Work to be completed
From the first line of the listing below, retype each line up to and including the one with "fig = plt.figure(figsize=(7.08, 5.35), dpi=100)"; pictures stay out.

Data block
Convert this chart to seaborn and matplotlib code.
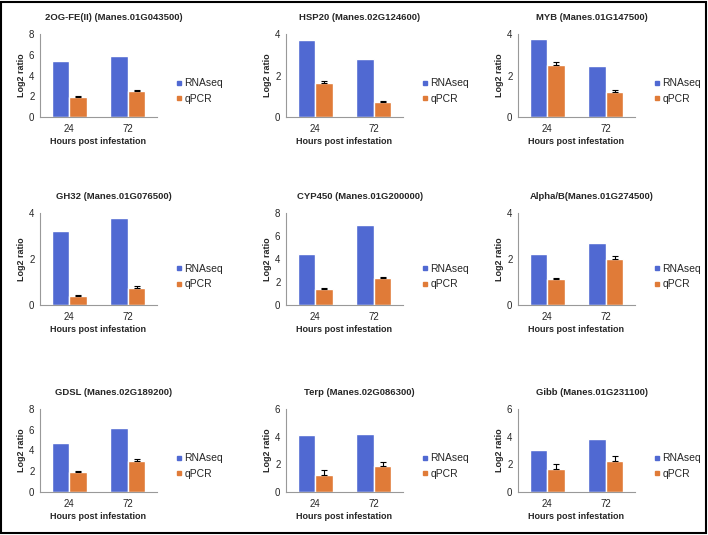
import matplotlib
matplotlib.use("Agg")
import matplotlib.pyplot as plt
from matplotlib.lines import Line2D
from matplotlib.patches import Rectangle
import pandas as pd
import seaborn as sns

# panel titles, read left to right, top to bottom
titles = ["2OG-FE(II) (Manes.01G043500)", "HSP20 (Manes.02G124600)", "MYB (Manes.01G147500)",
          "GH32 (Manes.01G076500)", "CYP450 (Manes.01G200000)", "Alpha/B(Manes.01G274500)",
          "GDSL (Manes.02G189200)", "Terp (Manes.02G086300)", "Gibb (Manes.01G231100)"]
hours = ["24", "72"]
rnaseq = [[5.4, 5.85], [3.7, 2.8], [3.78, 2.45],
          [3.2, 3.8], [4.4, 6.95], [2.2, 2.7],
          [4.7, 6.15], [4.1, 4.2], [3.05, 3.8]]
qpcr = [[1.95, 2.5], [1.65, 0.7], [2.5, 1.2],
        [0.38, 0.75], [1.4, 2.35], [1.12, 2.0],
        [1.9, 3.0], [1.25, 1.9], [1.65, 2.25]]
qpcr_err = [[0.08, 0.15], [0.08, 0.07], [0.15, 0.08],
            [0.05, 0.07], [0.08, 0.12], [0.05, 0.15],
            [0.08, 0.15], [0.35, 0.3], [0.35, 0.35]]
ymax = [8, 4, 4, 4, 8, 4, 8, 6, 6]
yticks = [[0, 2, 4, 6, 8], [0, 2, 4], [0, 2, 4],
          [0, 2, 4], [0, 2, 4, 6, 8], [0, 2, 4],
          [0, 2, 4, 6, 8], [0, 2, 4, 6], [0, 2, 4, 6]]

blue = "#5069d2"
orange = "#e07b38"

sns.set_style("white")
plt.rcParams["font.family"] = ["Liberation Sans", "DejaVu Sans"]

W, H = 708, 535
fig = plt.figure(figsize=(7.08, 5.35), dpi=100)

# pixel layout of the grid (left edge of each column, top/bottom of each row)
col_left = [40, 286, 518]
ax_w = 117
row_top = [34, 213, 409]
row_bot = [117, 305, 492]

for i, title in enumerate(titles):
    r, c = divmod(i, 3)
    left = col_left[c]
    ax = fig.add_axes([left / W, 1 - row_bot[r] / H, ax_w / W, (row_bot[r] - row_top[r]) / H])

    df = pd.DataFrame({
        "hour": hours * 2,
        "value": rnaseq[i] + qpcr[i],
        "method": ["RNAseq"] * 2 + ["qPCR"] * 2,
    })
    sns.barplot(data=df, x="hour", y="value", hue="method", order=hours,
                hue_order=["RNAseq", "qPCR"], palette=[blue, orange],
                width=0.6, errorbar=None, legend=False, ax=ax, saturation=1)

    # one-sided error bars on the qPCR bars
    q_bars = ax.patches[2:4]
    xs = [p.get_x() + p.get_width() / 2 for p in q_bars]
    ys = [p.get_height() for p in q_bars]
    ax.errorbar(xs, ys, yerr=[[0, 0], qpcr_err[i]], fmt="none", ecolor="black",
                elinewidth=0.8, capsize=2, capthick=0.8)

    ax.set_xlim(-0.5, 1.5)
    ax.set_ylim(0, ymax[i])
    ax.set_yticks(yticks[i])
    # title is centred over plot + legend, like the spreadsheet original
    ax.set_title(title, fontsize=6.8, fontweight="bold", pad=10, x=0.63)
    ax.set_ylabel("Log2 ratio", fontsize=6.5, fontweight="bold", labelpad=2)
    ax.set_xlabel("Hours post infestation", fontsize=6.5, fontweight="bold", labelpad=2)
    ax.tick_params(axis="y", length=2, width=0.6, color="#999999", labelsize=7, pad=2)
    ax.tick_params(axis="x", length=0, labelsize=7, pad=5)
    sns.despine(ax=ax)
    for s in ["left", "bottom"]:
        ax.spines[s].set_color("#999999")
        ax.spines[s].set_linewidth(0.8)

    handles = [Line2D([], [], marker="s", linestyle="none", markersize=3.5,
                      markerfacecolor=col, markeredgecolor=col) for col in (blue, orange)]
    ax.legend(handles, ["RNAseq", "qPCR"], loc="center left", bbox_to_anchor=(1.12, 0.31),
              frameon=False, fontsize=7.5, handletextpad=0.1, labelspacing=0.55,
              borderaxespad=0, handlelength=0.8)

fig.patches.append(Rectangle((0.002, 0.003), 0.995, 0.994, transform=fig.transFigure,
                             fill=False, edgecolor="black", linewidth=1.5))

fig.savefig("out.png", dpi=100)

Finished exercise
Convert this chart to seaborn and matplotlib code.
import matplotlib
matplotlib.use("Agg")
import matplotlib.pyplot as plt
from matplotlib.lines import Line2D
from matplotlib.patches import Rectangle
import pandas as pd
import seaborn as sns

# panel titles, read left to right, top to bottom
titles = ["2OG-FE(II) (Manes.01G043500)", "HSP20 (Manes.02G124600)", "MYB (Manes.01G147500)",
          "GH32 (Manes.01G076500)", "CYP450 (Manes.01G200000)", "Alpha/B(Manes.01G274500)",
          "GDSL (Manes.02G189200)", "Terp (Manes.02G086300)", "Gibb (Manes.01G231100)"]
hours = ["24", "72"]
rnaseq = [[5.4, 5.85], [3.7, 2.8], [3.78, 2.45],
          [3.2, 3.8], [4.4, 6.95], [2.2, 2.7],
          [4.7, 6.15], [4.1, 4.2], [3.05, 3.8]]
qpcr = [[1.95, 2.5], [1.65, 0.7], [2.5, 1.2],
        [0.38, 0.75], [1.4, 2.35], [1.12, 2.0],
        [1.9, 3.0], [1.25, 1.9], [1.65, 2.25]]
qpcr_err = [[0.08, 0.15], [0.08, 0.07], [0.15, 0.08],
            [0.05, 0.07], [0.08, 0.12], [0.05, 0.15],
            [0.08, 0.15], [0.35, 0.3], [0.35, 0.35]]
ymax = [8, 4, 4, 4, 8, 4, 8, 6, 6]
yticks = [[0, 2, 4, 6, 8], [0, 2, 4], [0, 2, 4],
          [0, 2, 4], [0, 2, 4, 6, 8], [0, 2, 4],
          [0, 2, 4, 6, 8], [0, 2, 4, 6], [0, 2, 4, 6]]

blue = "#5069d2"
orange = "#e07b38"

sns.set_style("white")
plt.rcParams["font.family"] = ["Liberation Sans", "DejaVu Sans"]

W, H = 708, 535
fig = plt.figure(figsize=(7.08, 5.35), dpi=100)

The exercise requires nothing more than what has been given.